Description of the task ::
In the records below, find the line containing "Generate a Python" and the line containing "mfc='none', mec='#ff0000', mew=0.8, label='PSO')". Give again exactly those lines and every line between them, omitting the pictures.

*** Listed records

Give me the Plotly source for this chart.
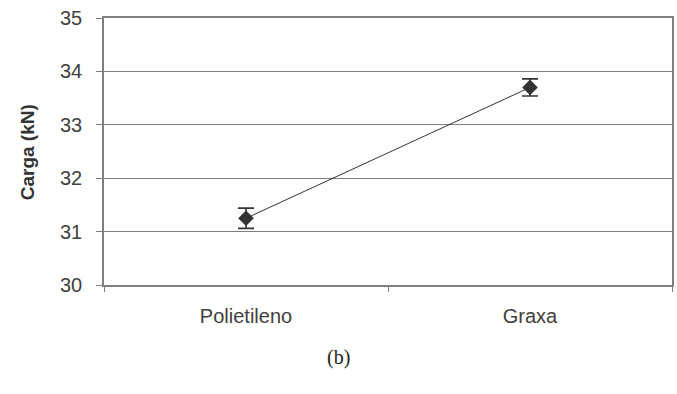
import plotly.graph_objects as go

categories = ["Polietileno", "Graxa"]
carga = [31.25, 33.70]
erro = [0.19, 0.16]
y_ticks = [30, 31, 32, 33, 34, 35]

PLOT_L, PLOT_R, PLOT_T, PLOT_B = 104, 674, 18, 285
W, H = 677, 394
plot_w = PLOT_R - PLOT_L
plot_h = PLOT_B - PLOT_T

fig = go.Figure()
fig.add_trace(go.Scatter(
    x=categories, y=carga,
    mode="lines+markers",
    line=dict(color="#333333", width=1),
    marker=dict(symbol="diamond", size=12, color="#333333"),
    error_y=dict(type="data", array=erro, visible=True,
                 color="#333333", thickness=1.6, width=8),
    showlegend=False,
))

fig.update_layout(
    width=W, height=H,
    margin=dict(l=PLOT_L, r=W - PLOT_R, t=PLOT_T, b=H - PLOT_B),
    paper_bgcolor="white", plot_bgcolor="white",
    font=dict(family="Liberation Sans, Arial, sans-serif", color="#404040"),
    xaxis=dict(
        type="category", tickson="boundaries",
        ticks="outside", ticklen=5, tickcolor="#808080",
        showline=True, linecolor="#808080", linewidth=1.5, mirror=True,
        showgrid=False, tickfont=dict(size=20, color="#404040"),
        ticklabelstandoff=12,
        range=[-0.5, 1.5],
    ),
    yaxis=dict(
        range=[30, 35], tickvals=y_ticks,
        ticks="outside", ticklen=6, tickcolor="#808080",
        showline=True, linecolor="#808080", linewidth=1.5, mirror=True,
        showgrid=True, gridcolor="#808080", gridwidth=1,
        tickfont=dict(size=20, color="#404040"),
        ticklabelstandoff=10,
    ),
)

# vertical axis title
fig.add_annotation(
    text="<b>Carga (kN)</b>", textangle=-90,
    xref="paper", yref="paper",
    x=(27 - PLOT_L) / plot_w, y=(PLOT_B - 152) / plot_h,
    showarrow=False, xanchor="center", yanchor="middle",
    font=dict(size=19, color="#333333"),
)

# panel caption
fig.add_annotation(
    text="(b)", xref="paper", yref="paper",
    x=(339 - PLOT_L) / plot_w, y=-(357 - PLOT_B) / plot_h,
    showarrow=False, xanchor="center", yanchor="middle",
    font=dict(family="Liberation Serif, Times New Roman, serif", size=20, color="#222222"),
)

fig.write_html("out.html")
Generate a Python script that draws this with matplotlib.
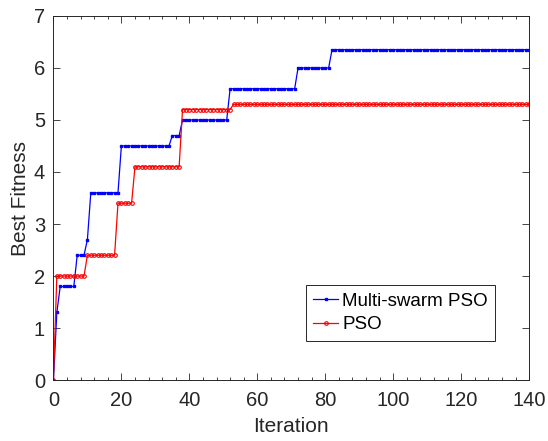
import numpy as np
import matplotlib
matplotlib.use("Agg")
import matplotlib.pyplot as plt
from matplotlib.ticker import MultipleLocator

plt.rcParams['font.family'] = ['Liberation Sans', 'DejaVu Sans']

n_iter = 140

# (start iteration, value) of each step
ms_steps = [(0, 0.0), (1, 1.3), (2, 1.8), (7, 2.4), (10, 2.7), (11, 3.6), (20, 4.5),
            (35, 4.7), (38, 5.0), (52, 5.6), (72, 6.0), (82, 6.35)]
pso_steps = [(0, 0.0), (1, 2.0), (10, 2.4), (19, 3.4), (24, 4.1), (38, 5.2), (53, 5.3)]


def expand(steps):
    vals = np.zeros(n_iter + 1)
    for start, v in steps:
        vals[start:] = v
    return vals


it = np.arange(n_iter + 1)
ms_fit = expand(ms_steps)
pso_fit = expand(pso_steps)

fig = plt.figure(figsize=(5.48, 4.41), dpi=100)
ax = fig.add_axes([0.0975, 0.138, 0.868, 0.826])

ax.plot(it, ms_fit, '-', color='#0000ff', lw=0.9, marker='s', ms=1.6,
        mfc='#0000ff', mec='#0000ff', label='Multi-swarm PSO')
ax.plot(it, pso_fit, '-', color='#ff0000', lw=0.9, marker='o', ms=2.6,
        mfc='none', mec='#ff0000', mew=0.8, label='PSO')

ax.set_xlim(0, 140)
ax.set_ylim(0, 7)
ax.xaxis.set_major_locator(MultipleLocator(20))
ax.xaxis.set_minor_locator(MultipleLocator(4))
ax.yaxis.set_major_locator(MultipleLocator(1))

gray = '#262626'
ax.tick_params(which='both', direction='in', top=True, right=True, colors=gray,
               labelsize=14.5)
ax.tick_params(axis='x', pad=8)
ax.tick_params(axis='y', pad=6)
ax.tick_params(which='major', length=5, width=0.6)
ax.tick_params(which='minor', length=2.5, width=0.6)
for s in ax.spines.values():
    s.set_color(gray)
    s.set_linewidth(0.7)

ax.set_xlabel('Iteration', fontsize=15, color=gray, labelpad=5)
ax.set_ylabel('Best Fitness', fontsize=15, color=gray, labelpad=3)

leg = ax.legend(loc='lower left', bbox_to_anchor=(0.53, 0.108), fontsize=13.5,
                handlelength=1.35, handletextpad=0.2, borderpad=0.4,
                labelspacing=0.35, fancybox=False, framealpha=1,
                edgecolor=gray, borderaxespad=0)
leg.get_frame().set_linewidth(0.7)

fig.savefig('out.png', dpi=100)
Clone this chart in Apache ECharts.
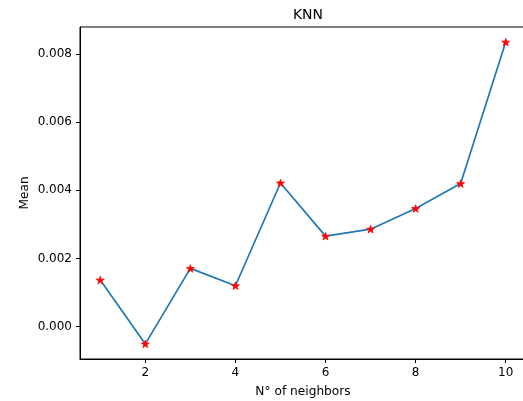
<!DOCTYPE html>
<html>
<head>
<meta charset="utf-8">
<script src="https://cdn.jsdelivr.net/npm/echarts@6/dist/echarts.min.js"></script>
<style>html,body{margin:0;padding:0;background:#fff;overflow:hidden;}#c{width:530px;height:401px;}</style>
</head>
<body>
<div id="c"></div>
<script>
const neighbors = [1, 2, 3, 4, 5, 6, 7, 8, 9, 10];
const meanValues = [0.001367, -0.000506, 0.001709, 0.0012, 0.004214, 0.002654, 0.002859, 0.003465, 0.004196, 0.008346];
const xTicks = [2, 4, 6, 8, 10];
const yTicks = [0, 0.002, 0.004, 0.006, 0.008];
const titleText = 'KNN';
const xLabel = 'N° of neighbors';
const yLabel = 'Mean';

const xMin = 0.55, xMax = 10.45;
const yMin = -0.000949, yMax = 0.008789;

const starPath = 'path://M0,-1 L0.2245,-0.309 L0.951,-0.309 L0.3633,0.118 L0.5878,0.809 L0,0.382 L-0.5878,0.809 L-0.3633,0.118 L-0.951,-0.309 L-0.2245,-0.309 Z';
const font = 'DejaVu Sans';

const chart = echarts.init(document.getElementById('c'), null, {renderer: 'canvas'});
chart.setOption({
  animation: false,
  backgroundColor: '#fff',
  title: {
    text: titleText, left: 303, top: 3, textAlign: 'center',
    textStyle: {fontFamily: font, fontSize: 14, fontWeight: 'normal', color: '#000'}
  },
  grid: {left: 80, top: 27, width: 446, height: 332, outerBoundsMode: 'none', show: true, borderColor: '#000', borderWidth: 1, backgroundColor: 'transparent'},
  xAxis: {
    type: 'value', min: xMin, max: xMax,
    name: xLabel, nameLocation: 'middle', nameGap: 27, nameMoveOverlap: false,
    nameTextStyle: {fontFamily: font, fontSize: 12.2, color: '#000'},
    axisLine: {show: true, onZero: false, lineStyle: {color: '#000', width: 1}},
    axisTick: {show: true, length: 4, customValues: xTicks, lineStyle: {color: '#000'}},
    axisLabel: {customValues: xTicks, margin: 8, fontFamily: font, fontSize: 12, color: '#000', formatter: v => String(v)},
    splitLine: {show: false}
  },
  yAxis: {
    type: 'value', min: yMin, max: yMax,
    name: yLabel, nameLocation: 'middle', nameGap: 49, nameMoveOverlap: false,
    nameTextStyle: {fontFamily: font, fontSize: 12.2, color: '#000'},
    axisLine: {show: true, onZero: false, lineStyle: {color: '#000', width: 1}},
    axisTick: {show: true, length: 4, customValues: yTicks, lineStyle: {color: '#000'}},
    axisLabel: {customValues: yTicks, margin: 8, fontFamily: font, fontSize: 12, color: '#000', formatter: v => v.toFixed(3)},
    splitLine: {show: false}
  },
  series: [{
    type: 'line',
    data: neighbors.map((x, i) => [x, meanValues[i]]),
    lineStyle: {color: '#1f77b4', width: 1.7},
    itemStyle: {color: 'red', borderColor: 'red', borderWidth: 0.8},
    symbol: starPath, symbolSize: 8, symbolKeepAspect: true,
    showSymbol: true, z: 3
  }]
});
</script>
</body>
</html>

******

Finished answer ::
Generate a Python script that draws this with matplotlib.
import numpy as np
import matplotlib
matplotlib.use("Agg")
import matplotlib.pyplot as plt
from matplotlib.ticker import MultipleLocator

plt.rcParams['font.family'] = ['Liberation Sans', 'DejaVu Sans']

n_iter = 140

# (start iteration, value) of each step
ms_steps = [(0, 0.0), (1, 1.3), (2, 1.8), (7, 2.4), (10, 2.7), (11, 3.6), (20, 4.5),
            (35, 4.7), (38, 5.0), (52, 5.6), (72, 6.0), (82, 6.35)]
pso_steps = [(0, 0.0), (1, 2.0), (10, 2.4), (19, 3.4), (24, 4.1), (38, 5.2), (53, 5.3)]


def expand(steps):
    vals = np.zeros(n_iter + 1)
    for start, v in steps:
        vals[start:] = v
    return vals


it = np.arange(n_iter + 1)
ms_fit = expand(ms_steps)
pso_fit = expand(pso_steps)

fig = plt.figure(figsize=(5.48, 4.41), dpi=100)
ax = fig.add_axes([0.0975, 0.138, 0.868, 0.826])

ax.plot(it, ms_fit, '-', color='#0000ff', lw=0.9, marker='s', ms=1.6,
        mfc='#0000ff', mec='#0000ff', label='Multi-swarm PSO')
ax.plot(it, pso_fit, '-', color='#ff0000', lw=0.9, marker='o', ms=2.6,
        mfc='none', mec='#ff0000', mew=0.8, label='PSO')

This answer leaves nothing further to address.